__RECORD SET__:
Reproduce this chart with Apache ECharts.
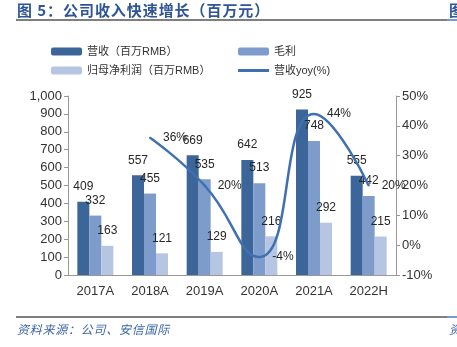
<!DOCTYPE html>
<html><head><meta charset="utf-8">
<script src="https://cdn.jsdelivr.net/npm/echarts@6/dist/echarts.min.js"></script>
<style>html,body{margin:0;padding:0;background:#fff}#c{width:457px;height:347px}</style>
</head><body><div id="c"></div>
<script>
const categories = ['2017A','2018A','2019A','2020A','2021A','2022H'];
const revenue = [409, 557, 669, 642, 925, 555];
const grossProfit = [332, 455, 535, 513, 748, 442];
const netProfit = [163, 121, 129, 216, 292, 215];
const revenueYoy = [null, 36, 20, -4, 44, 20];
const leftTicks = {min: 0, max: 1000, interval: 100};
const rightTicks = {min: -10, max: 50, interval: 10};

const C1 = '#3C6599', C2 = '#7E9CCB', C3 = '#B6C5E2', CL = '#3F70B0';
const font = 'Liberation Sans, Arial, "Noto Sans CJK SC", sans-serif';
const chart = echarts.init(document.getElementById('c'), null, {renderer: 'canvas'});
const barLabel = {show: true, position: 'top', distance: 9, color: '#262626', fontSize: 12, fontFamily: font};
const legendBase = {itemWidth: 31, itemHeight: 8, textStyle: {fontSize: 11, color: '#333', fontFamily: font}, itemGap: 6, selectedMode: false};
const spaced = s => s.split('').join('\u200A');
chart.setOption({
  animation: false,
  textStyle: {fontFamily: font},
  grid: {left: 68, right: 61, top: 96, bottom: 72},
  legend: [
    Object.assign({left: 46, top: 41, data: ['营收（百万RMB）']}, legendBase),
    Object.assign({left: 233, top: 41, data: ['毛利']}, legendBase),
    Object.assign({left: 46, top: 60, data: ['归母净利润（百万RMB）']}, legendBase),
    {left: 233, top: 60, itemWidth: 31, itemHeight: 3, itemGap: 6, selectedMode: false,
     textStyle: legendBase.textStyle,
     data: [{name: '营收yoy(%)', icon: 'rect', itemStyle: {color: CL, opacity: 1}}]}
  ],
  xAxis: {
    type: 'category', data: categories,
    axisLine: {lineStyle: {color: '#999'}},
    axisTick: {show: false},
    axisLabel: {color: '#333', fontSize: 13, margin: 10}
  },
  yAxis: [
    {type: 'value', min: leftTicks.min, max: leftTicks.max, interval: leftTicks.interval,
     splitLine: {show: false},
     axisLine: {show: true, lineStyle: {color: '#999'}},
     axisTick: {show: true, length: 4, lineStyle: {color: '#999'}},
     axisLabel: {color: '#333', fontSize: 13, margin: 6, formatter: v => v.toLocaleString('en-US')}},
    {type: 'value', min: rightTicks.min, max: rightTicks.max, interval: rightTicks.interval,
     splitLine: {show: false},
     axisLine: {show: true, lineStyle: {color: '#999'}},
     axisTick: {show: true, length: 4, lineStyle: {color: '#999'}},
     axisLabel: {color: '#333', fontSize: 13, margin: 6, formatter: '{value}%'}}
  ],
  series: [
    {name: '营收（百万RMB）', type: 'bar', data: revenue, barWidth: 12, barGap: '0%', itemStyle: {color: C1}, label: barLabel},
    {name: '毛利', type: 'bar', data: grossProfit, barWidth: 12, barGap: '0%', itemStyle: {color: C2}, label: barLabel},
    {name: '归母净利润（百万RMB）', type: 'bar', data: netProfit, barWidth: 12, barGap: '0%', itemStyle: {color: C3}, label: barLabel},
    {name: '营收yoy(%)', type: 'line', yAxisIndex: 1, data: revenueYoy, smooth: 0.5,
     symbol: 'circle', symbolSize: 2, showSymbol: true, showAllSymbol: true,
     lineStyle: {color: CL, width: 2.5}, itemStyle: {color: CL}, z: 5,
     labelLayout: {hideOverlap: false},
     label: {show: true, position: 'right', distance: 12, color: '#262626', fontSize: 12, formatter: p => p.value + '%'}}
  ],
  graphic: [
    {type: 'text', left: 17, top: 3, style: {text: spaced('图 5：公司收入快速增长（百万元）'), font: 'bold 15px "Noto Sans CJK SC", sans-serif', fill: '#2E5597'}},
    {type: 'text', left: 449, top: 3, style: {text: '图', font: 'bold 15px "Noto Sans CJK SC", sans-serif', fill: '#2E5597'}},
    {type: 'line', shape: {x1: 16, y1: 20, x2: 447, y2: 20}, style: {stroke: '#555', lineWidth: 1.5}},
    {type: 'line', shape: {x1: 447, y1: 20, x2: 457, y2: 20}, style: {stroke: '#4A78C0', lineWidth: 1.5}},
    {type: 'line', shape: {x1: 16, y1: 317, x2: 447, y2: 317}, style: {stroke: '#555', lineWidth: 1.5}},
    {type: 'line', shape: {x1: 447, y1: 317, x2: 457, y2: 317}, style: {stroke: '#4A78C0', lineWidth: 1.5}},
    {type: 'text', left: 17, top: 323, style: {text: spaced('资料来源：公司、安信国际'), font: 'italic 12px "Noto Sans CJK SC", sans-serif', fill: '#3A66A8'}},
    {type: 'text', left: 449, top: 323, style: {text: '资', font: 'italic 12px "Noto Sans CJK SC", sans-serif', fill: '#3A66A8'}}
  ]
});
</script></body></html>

* * *

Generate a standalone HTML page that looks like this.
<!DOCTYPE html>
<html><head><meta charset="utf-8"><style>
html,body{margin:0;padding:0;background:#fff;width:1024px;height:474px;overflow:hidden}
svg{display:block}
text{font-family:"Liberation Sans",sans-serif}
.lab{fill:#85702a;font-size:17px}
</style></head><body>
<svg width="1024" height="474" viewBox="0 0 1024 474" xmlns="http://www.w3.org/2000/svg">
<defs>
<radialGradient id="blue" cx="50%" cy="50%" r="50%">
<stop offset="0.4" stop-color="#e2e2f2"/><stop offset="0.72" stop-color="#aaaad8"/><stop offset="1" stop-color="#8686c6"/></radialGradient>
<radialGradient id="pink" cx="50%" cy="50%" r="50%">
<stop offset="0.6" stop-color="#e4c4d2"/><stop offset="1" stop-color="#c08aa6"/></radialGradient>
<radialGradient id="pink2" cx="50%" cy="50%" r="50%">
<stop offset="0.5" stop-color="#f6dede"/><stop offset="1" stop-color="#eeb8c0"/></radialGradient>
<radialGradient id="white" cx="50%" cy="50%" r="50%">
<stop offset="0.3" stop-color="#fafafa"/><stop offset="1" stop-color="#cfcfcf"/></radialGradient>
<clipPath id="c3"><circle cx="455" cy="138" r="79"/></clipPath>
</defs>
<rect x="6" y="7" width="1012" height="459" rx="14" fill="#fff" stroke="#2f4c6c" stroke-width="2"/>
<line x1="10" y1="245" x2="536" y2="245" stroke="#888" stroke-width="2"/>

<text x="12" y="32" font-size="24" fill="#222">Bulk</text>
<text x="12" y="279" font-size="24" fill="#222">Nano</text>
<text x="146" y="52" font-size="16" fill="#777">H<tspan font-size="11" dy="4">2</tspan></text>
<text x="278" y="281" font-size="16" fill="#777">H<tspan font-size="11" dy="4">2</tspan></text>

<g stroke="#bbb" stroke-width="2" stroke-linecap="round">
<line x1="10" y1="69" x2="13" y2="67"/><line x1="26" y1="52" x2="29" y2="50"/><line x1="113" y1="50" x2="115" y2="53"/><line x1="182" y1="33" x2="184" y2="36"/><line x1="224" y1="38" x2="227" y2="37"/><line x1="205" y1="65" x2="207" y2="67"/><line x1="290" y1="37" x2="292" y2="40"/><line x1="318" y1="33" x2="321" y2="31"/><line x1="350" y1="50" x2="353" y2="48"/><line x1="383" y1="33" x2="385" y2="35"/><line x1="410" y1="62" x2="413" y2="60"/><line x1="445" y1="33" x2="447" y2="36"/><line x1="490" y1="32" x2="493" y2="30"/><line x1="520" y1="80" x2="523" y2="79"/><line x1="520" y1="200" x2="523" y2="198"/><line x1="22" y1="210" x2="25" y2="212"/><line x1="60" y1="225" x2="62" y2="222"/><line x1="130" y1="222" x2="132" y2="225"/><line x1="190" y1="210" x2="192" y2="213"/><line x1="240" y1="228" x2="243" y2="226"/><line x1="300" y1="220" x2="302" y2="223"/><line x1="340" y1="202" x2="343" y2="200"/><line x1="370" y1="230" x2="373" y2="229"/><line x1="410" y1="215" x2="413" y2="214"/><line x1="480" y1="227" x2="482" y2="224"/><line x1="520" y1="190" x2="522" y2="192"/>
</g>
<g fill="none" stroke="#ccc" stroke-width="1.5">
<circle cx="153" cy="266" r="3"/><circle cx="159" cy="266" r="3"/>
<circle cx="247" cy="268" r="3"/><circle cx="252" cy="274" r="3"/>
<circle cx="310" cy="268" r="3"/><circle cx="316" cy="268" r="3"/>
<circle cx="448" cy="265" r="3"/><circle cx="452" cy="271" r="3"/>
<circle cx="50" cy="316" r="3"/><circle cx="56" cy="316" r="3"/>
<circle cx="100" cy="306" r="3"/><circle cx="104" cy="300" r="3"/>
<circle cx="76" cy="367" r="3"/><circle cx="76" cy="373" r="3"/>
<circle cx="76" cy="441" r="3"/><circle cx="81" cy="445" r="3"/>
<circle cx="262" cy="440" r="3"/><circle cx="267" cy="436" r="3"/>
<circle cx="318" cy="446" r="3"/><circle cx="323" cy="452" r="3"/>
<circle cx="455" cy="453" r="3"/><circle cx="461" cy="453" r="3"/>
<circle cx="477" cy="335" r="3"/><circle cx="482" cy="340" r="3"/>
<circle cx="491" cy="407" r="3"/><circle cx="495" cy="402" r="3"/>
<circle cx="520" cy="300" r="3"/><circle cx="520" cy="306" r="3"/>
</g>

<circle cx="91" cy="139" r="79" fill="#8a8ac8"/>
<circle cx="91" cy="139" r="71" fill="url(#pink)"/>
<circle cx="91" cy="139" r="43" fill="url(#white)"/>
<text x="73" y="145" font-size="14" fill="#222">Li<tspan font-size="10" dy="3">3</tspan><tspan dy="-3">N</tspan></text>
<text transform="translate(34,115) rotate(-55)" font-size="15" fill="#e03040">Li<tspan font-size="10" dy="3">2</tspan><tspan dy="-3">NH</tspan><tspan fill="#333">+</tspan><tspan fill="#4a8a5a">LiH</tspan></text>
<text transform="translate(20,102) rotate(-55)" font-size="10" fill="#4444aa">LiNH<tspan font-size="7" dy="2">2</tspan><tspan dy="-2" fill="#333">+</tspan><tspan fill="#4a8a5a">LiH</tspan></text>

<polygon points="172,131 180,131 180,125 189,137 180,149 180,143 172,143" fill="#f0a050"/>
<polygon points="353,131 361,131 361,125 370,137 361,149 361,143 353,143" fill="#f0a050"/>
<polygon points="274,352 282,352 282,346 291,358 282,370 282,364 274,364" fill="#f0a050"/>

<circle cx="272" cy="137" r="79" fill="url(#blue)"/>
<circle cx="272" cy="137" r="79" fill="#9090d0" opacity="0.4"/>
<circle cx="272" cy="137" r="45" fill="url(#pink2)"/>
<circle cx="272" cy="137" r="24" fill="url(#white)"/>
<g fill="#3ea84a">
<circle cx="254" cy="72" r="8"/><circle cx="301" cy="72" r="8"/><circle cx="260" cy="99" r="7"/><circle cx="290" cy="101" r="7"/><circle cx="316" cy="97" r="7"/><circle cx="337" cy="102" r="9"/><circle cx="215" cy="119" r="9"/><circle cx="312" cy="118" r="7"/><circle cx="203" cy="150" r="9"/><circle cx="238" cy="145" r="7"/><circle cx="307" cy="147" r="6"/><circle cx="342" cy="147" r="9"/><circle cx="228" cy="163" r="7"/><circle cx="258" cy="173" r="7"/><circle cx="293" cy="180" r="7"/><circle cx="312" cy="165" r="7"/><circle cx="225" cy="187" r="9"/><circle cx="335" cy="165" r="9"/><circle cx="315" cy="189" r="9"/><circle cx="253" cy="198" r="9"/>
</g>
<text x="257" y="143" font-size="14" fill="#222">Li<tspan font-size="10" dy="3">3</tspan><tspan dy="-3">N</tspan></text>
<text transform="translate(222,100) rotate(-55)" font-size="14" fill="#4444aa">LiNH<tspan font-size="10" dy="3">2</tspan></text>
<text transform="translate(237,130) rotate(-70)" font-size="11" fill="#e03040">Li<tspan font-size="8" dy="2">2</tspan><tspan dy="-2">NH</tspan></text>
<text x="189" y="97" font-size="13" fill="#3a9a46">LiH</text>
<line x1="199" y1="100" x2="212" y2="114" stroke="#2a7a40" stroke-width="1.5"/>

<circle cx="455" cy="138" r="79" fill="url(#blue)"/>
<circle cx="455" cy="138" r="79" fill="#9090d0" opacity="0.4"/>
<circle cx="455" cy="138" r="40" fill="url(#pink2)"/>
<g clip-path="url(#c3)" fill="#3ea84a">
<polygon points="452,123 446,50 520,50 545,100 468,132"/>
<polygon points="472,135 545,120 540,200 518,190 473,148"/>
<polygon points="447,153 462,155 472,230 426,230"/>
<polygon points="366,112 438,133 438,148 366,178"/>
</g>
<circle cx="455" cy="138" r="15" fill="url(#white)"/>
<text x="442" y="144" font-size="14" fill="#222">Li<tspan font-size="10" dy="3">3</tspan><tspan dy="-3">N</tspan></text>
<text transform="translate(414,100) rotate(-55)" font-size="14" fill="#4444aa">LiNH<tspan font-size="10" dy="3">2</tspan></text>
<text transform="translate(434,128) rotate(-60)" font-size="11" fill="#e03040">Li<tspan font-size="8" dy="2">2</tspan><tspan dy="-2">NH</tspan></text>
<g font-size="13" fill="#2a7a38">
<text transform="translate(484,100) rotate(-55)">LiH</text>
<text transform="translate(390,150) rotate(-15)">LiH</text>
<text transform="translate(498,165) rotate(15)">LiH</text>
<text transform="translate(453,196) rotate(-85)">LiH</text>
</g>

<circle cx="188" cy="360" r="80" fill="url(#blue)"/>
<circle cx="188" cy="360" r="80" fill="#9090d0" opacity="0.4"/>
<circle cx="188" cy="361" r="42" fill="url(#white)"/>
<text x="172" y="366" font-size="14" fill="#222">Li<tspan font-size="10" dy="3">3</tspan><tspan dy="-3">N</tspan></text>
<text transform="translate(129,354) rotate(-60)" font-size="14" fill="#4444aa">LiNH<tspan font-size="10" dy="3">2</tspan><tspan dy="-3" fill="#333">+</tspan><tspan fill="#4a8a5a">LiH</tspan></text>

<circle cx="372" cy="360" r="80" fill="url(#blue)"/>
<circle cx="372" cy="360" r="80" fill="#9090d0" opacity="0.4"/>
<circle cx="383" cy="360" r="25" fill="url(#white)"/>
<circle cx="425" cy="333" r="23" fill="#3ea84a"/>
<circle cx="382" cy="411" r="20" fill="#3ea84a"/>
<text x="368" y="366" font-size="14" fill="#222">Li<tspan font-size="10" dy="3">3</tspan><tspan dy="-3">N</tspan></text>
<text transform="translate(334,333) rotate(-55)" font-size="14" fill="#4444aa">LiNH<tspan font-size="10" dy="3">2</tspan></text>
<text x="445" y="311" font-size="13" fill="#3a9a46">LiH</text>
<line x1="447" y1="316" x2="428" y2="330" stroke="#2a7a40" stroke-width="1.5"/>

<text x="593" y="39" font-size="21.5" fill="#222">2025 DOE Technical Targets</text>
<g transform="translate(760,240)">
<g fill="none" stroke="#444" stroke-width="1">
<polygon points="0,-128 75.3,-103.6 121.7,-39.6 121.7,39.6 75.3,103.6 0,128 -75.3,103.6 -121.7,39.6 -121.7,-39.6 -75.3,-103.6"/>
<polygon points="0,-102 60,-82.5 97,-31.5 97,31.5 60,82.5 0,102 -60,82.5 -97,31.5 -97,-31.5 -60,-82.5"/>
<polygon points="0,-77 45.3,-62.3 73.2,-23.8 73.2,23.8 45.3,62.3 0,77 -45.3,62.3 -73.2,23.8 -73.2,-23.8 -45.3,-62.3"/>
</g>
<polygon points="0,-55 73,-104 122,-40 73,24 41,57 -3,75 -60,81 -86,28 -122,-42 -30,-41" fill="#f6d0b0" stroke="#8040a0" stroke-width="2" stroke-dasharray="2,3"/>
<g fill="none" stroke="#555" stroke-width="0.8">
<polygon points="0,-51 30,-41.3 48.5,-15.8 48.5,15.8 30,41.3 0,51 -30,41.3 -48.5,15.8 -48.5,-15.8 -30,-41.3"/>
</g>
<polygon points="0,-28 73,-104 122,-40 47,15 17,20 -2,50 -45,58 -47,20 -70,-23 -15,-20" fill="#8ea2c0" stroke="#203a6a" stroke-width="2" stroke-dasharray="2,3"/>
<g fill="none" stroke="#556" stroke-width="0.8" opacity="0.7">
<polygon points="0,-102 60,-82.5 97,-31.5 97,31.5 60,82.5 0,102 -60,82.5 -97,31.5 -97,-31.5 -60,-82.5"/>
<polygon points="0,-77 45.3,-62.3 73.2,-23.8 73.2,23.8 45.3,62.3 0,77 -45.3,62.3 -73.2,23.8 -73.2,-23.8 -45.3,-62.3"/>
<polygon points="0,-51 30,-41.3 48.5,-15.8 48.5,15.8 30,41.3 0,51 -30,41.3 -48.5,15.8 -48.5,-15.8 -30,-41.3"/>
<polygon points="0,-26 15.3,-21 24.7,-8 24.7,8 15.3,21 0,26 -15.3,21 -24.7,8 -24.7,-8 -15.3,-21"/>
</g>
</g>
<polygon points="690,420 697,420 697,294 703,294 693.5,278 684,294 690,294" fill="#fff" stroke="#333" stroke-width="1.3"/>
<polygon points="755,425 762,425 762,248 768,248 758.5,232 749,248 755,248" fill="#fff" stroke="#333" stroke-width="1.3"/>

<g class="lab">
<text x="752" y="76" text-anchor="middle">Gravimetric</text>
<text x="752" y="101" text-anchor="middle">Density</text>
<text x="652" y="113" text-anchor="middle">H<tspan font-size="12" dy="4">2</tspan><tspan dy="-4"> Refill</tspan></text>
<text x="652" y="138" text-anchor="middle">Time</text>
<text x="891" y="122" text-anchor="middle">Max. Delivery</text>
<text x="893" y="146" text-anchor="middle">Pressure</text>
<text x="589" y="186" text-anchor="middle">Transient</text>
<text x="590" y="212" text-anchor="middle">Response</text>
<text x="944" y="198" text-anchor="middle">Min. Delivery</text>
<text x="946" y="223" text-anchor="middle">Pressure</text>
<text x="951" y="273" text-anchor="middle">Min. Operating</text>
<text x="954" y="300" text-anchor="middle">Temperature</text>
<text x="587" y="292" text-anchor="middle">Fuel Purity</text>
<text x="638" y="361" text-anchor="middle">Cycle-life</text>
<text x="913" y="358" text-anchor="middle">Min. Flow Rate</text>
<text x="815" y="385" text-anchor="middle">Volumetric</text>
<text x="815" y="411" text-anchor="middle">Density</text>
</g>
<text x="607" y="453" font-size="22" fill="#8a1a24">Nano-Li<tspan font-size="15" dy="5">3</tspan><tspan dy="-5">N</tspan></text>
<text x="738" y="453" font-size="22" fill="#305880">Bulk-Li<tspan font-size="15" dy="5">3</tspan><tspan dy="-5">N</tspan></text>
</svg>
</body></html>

__TASK BRIEF__:
Report the number of lines holding the string "this", without any other words.

__THE SOLUTION__:
2